Yield farming is a way for cryptocurrency investors to earn rewards by providing liquidity for DeFi protocols. In traditional finance, it is comparable to depositing money in a bank for a fixed period and receiving periodic Returns on Investment (ROI). In DeFi, users lock up their digital assets in liquidity pools to generate yields or ROI. This process is referred to as staking.

• Understanding Liquidity Pools

To comprehend yield farming fully, one must grasp the concept of liquidity pools. These pools consist of locked digital funds contributed by investors which enable various DeFi functions, such as trading, lending etc. Automated yield-generating protocols use liquidity pools to generate returns for those who stake their assets.

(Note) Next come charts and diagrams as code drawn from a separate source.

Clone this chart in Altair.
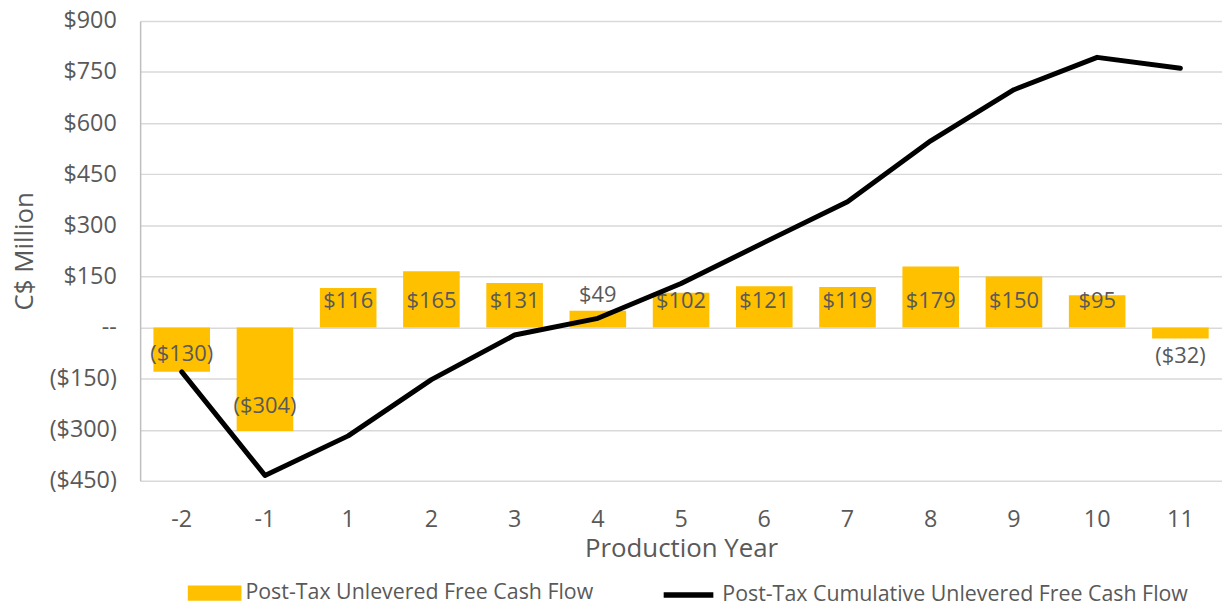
import altair as alt
import pandas as pd

years = ["-2", "-1", "1", "2", "3", "4", "5", "6", "7", "8", "9", "10", "11"]
fcf = [-130, -304, 116, 165, 131, 49, 102, 121, 119, 179, 150, 95, -32]
cumulative = [-130, -434, -318, -153, -22, 27, 129, 250, 369, 548, 698, 793, 761]
y_ticks = [-450, -300, -150, 0, 150, 300, 450, 600, 750, 900]

BAR_NAME = "Post-Tax Unlevered Free Cash Flow"
LINE_NAME = "Post-Tax Cumulative Unlevered Free Cash Flow"

df = pd.DataFrame({"year": years, "fcf": fcf, "cum": cumulative,
                   "bar_series": BAR_NAME, "line_series": LINE_NAME})

FONT = "Open Sans"
GREY = "#595959"
GOLD = "#FFC000"

x_enc = alt.X("year:O", sort=years,
              scale=alt.Scale(paddingInner=0.32, paddingOuter=0.16),
              axis=alt.Axis(title="Production Year", labelAngle=0, labelFontSize=23.5,
                            labelColor=GREY, titleFontSize=26, titleColor=GREY,
                            titleFontWeight="normal", ticks=False, domain=False,
                            labelPadding=27, titlePadding=5))

y_scale = alt.Scale(domain=[-450, 900], nice=False, zero=False)

bar_legend = alt.Legend(
    title=None, orient="none", legendX=48, legendY=549,
    labelFontSize=21.5, labelColor=GREY, labelFont=FONT, labelLimit=0,
    symbolType="M-1,-0.28H1V0.28H-1Z", symbolSize=2916,
    symbolStrokeWidth=0, symbolOpacity=1, labelOffset=4,
)
line_legend = alt.Legend(
    title=None, orient="none", legendX=524, legendY=550,
    labelFontSize=21.5, labelColor=GREY, labelFont=FONT, labelLimit=0,
    symbolType="stroke", symbolSize=2500, symbolStrokeWidth=5.5,
    symbolOpacity=1, labelOffset=6,
)

bars = alt.Chart(df).mark_bar().encode(
    x=x_enc,
    y=alt.Y("fcf:Q", scale=y_scale,
            axis=alt.Axis(title="C$ Million", values=y_ticks,
                          labelExpr="datum.value == 0 ? '--' : (datum.value < 0 ? '($' + abs(datum.value) + ')' : '$' + datum.value + '\u00a0')",
                          labelFontSize=23.5, labelColor=GREY, titleFontSize=26,
                          titleColor=GREY, titleFontWeight="normal", ticks=False,
                          domainColor="#BFBFBF", domainWidth=1.5,
                          gridColor="#D9D9D9", gridWidth=1.5,
                          labelPadding=24, titlePadding=12)),
    fill=alt.Fill("bar_series:N", scale=alt.Scale(domain=[BAR_NAME], range=[GOLD]),
                  legend=bar_legend),
)

labels = alt.Chart(df).transform_calculate(
    label="datum.fcf < 0 ? '($' + abs(datum.fcf) + ')' : '$' + datum.fcf",
    label_y="datum.fcf >= 90 ? 77 : (datum.fcf >= 0 ? datum.fcf + 45 : (datum.fcf < -100 ? 0.88 * datum.fcf + 36 : datum.fcf - 52))",
).mark_text(fontSize=22, color=GREY, font=FONT).encode(
    x=alt.X("year:O", sort=years),
    y=alt.Y("label_y:Q", scale=y_scale),
    text="label:N",
)

line = alt.Chart(df).mark_line(strokeWidth=5, strokeJoin="round", strokeCap="round").encode(
    x=alt.X("year:O", sort=years),
    y=alt.Y("cum:Q", scale=y_scale),
    stroke=alt.Stroke("line_series:N", scale=alt.Scale(domain=[LINE_NAME], range=["#000000"]),
                      legend=line_legend),
)

chart = alt.layer(bars, labels, line).resolve_scale(y="shared").properties(
    width=1089, height=463,
    autosize=alt.AutoSizeParams(type="none"),
    padding={"left": 133, "top": 11, "right": 0, "bottom": 124},
).configure(font=FONT).configure_view(stroke=None)

chart.save("out.html", embed_options={"renderer": "svg", "actions": False})
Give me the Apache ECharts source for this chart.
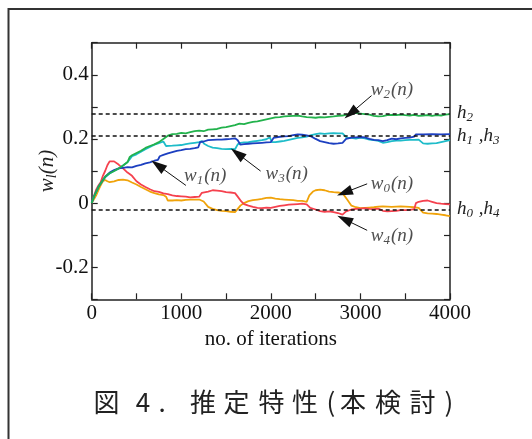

• DeFi Protocols for Yield Farming

Several Decentralised Applications (DApps) offer yield farming opportunities with healthy Annual • Percentage Yields (APYs). Some of these protocols include:

- Yearn Finance

- Pancakeswap

- Curve, Binance

- Syncswap

- Eigenlayer, among others.

As a potential yield farmer, it's crucial to carefully vet protocols and review them thoroughly before staking your capital. One useful tool to verify these DApp is a website known as Defillama.

• The Passive Income Potential

The beauty of yield farming lies in its promise of passive income within the cryptocurrency space. Through staking, investors lock up their assets for a specified period and earn automatic ROI from the liquidity pool of the chosen protocol. It's a smart yet simple means to grow crypto holdings without trading activity.

• Risk and Caution

Yield farming is not without risks. As with any investment in the volatile world of cryptocurrencies, there's the potential for price fluctuations that may affect the initial capital invested. Yield farmers must exercise caution and be aware of the risks involved before venturing into this space.